Sports Direct axes dividend as profits fall
SPORTS direct, the retail chain controlled by Mike Ashley, yesterday said it was scrapping its final dividend to slash debt after its profits collapsed.
The sportswear retailer reported a 91 per cent nose-dive in pre-tax profits to £10.7m from £118.9m the year before. It was forced to write off £53.1m of shares held in rival retailers following the collapse of its Icelandic banking partner, Kaupthing Singer & Friedlander, last year.
When KSF went into administration in October, the shares it bought on behalf of Ashley were frozen. Sports Direct said it was “in dispute” with KSF’s administrators, Ernst & Young, as to the true ownership of the shares.

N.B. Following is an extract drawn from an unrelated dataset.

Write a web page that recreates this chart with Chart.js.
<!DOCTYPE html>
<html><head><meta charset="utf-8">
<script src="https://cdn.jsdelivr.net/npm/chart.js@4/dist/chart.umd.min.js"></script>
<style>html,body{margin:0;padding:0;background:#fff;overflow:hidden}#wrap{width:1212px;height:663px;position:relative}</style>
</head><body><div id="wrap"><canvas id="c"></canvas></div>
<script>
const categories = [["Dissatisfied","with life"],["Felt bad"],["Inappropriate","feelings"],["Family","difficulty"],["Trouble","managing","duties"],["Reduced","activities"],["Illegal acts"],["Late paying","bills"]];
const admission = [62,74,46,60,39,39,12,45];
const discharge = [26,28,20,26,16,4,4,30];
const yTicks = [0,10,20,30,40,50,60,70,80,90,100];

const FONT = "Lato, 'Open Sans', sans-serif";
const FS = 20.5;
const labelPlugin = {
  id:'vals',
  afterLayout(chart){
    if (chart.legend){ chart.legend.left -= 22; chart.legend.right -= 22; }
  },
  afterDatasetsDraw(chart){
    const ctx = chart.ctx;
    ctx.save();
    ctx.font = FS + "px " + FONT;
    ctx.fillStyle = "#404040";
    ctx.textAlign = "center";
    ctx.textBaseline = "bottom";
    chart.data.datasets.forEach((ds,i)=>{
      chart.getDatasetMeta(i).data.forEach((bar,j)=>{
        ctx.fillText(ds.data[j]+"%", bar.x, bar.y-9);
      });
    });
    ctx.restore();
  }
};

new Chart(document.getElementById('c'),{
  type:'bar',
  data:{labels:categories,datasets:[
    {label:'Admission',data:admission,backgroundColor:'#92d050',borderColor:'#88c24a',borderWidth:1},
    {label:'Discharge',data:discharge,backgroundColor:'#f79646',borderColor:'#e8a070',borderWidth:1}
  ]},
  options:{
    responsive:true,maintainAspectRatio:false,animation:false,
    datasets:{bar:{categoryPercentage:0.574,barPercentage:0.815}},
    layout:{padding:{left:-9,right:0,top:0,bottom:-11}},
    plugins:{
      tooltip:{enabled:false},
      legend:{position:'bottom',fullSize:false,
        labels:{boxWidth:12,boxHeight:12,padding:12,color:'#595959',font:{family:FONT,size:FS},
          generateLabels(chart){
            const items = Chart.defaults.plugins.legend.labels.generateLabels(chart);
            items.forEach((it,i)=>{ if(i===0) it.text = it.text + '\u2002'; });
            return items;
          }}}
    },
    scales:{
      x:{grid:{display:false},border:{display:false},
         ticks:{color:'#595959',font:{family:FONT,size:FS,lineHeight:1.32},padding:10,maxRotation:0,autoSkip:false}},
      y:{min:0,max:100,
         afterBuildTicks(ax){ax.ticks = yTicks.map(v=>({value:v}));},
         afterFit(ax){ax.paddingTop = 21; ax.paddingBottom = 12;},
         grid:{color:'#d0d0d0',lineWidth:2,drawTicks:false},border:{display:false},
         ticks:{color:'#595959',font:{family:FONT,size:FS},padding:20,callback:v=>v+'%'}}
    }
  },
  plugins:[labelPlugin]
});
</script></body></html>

The charges relate to shares held in Blacks Leisure, JD Sports, JJB Sports and Finland’s Amer Sports.
Stripping out the writedowns, the group said underlying pre-tax profit was down by 20.2 per cent to £68.2m.
Chief executive Dave Forsey said that scrapping the dividend would save the group around £14m and go some way to achieving its target of net debt below £400m by the end of April 2010.
Meanwhile, the group yesterday proposed a new bonus scheme that will give 25 per cent of base pay in shares to all staff if underlying earnings before profit, tax and depreciation hit £155m next year, and 75 per cent if £195m is hit.
Sports Direct, which owns Sports World and Lillywhites stores as well as brands such as Slazenger, Lonsdale and Dunlop, has fared better than most during the retail downturn, benefiting from the problems of its main rival JJB Sports.
Ashley and JJB Sports executive chairman Sir David Jones, were recently locked in a row over a £1.5m loan Ashley made to Jones, which raised concerns Jones faced a conflict of interest. Jones has since repaid the loan.